Lift out all lines below that contain "chart".

→ SOURCE DATA:
***
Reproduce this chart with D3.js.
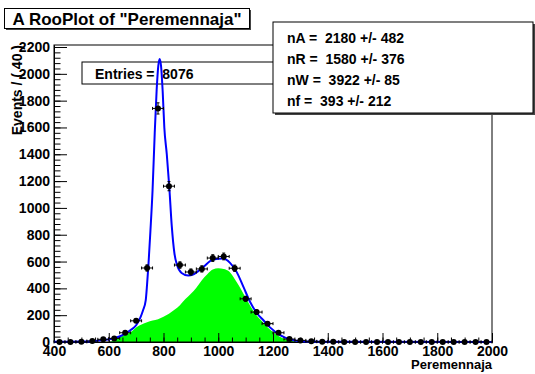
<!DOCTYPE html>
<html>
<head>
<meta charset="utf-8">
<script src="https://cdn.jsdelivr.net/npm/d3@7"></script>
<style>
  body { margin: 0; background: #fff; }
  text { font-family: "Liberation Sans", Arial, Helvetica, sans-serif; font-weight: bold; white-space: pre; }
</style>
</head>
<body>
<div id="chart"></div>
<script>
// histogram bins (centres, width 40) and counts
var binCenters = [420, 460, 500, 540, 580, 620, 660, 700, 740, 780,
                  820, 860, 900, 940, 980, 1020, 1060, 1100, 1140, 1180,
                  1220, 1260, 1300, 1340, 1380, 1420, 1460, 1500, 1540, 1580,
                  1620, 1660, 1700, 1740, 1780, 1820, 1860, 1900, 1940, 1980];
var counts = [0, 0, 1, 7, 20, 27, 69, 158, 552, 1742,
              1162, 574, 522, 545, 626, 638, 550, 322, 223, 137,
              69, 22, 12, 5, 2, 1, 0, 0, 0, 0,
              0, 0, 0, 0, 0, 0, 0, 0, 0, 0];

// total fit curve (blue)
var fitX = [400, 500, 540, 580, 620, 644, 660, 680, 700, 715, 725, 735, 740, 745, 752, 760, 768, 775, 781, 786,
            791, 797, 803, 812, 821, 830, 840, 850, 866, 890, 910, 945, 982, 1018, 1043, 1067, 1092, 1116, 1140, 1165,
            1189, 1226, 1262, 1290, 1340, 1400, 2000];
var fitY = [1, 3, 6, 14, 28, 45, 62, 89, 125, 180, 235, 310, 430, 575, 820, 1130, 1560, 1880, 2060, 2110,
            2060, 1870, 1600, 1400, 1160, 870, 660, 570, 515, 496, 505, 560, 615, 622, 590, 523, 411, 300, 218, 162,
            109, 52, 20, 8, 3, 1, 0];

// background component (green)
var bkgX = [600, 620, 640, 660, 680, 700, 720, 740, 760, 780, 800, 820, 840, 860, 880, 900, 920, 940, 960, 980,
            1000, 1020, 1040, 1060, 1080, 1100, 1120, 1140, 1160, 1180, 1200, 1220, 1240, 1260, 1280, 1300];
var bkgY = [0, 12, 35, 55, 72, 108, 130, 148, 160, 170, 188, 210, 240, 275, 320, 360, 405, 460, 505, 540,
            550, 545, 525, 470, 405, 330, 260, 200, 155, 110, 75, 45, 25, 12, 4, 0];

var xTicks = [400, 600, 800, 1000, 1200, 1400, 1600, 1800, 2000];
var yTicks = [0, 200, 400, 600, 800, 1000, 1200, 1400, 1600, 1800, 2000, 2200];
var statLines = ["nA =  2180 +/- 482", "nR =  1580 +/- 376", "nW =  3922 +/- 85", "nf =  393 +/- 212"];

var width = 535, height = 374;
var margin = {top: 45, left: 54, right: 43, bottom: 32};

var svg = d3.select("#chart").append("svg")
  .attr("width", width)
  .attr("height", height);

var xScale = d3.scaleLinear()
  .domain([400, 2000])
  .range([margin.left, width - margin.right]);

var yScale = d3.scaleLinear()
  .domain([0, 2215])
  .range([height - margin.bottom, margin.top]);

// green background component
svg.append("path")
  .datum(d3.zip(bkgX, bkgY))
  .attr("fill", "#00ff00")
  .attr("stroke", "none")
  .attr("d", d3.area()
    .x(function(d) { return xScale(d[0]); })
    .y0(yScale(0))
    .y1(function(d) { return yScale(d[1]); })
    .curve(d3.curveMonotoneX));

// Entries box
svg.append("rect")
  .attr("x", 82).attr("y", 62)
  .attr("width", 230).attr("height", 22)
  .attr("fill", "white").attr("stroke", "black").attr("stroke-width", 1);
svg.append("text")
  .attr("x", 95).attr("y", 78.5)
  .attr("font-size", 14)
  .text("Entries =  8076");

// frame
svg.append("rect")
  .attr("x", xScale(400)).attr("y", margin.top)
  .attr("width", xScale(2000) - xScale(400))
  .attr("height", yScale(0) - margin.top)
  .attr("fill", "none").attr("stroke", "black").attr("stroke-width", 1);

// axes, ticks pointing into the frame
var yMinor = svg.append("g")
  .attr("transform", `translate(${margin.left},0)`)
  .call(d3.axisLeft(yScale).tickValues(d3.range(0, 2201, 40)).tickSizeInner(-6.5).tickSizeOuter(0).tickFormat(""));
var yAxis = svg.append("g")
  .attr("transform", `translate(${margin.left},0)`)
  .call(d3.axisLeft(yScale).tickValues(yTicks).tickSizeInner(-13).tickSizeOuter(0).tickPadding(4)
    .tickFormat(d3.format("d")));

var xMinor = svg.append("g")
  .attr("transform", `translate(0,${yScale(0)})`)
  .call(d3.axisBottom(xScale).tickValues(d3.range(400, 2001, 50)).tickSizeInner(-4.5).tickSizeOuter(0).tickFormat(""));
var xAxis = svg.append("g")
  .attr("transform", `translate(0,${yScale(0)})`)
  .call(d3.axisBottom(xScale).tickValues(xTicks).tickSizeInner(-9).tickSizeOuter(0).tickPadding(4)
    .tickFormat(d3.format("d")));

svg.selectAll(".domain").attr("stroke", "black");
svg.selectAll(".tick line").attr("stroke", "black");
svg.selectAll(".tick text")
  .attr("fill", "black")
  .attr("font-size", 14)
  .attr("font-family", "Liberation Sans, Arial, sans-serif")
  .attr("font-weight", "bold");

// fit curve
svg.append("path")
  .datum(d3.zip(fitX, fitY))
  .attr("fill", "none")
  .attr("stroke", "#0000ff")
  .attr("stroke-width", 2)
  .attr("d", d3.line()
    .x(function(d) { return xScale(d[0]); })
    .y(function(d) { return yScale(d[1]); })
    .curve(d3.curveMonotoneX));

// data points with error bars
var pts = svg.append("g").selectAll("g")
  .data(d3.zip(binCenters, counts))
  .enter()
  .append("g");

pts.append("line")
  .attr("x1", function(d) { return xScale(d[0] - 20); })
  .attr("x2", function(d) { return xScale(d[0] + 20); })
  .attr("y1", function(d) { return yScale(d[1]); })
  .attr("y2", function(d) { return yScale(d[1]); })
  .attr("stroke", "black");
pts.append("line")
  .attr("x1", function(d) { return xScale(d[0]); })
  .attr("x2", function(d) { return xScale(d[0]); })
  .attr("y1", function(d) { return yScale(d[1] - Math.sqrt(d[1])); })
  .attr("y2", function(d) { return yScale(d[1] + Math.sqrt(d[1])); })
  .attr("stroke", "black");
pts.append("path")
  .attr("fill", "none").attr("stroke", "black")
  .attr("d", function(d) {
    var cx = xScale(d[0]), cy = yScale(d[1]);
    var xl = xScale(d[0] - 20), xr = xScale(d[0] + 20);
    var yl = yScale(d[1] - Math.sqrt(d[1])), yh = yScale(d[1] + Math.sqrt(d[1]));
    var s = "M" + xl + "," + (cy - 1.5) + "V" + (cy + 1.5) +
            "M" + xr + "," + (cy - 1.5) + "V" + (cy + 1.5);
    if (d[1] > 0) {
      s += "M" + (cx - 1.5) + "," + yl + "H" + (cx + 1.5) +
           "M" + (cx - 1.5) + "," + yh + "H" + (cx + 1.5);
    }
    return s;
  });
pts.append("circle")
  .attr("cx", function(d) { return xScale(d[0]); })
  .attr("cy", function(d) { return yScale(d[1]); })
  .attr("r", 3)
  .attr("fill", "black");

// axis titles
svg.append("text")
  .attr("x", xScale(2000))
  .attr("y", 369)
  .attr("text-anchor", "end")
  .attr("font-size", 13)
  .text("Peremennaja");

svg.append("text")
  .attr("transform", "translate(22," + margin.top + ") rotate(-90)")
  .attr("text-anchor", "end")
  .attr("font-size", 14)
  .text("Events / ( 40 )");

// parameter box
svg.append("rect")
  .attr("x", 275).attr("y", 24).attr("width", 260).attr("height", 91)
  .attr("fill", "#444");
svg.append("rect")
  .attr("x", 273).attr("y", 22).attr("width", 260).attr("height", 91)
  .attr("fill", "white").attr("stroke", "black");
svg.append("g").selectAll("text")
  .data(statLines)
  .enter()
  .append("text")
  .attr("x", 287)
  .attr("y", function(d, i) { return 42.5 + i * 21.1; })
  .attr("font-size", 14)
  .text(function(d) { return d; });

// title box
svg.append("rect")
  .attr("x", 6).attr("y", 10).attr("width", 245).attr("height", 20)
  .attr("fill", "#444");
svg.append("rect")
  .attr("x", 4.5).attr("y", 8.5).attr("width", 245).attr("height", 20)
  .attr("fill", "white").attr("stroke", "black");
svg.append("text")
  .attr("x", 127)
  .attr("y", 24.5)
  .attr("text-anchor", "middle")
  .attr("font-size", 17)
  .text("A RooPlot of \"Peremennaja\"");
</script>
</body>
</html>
***
→ THE RESPONSE:
Reproduce this chart with D3.js.
<div id="chart"></div>
var svg = d3.select("#chart").append("svg")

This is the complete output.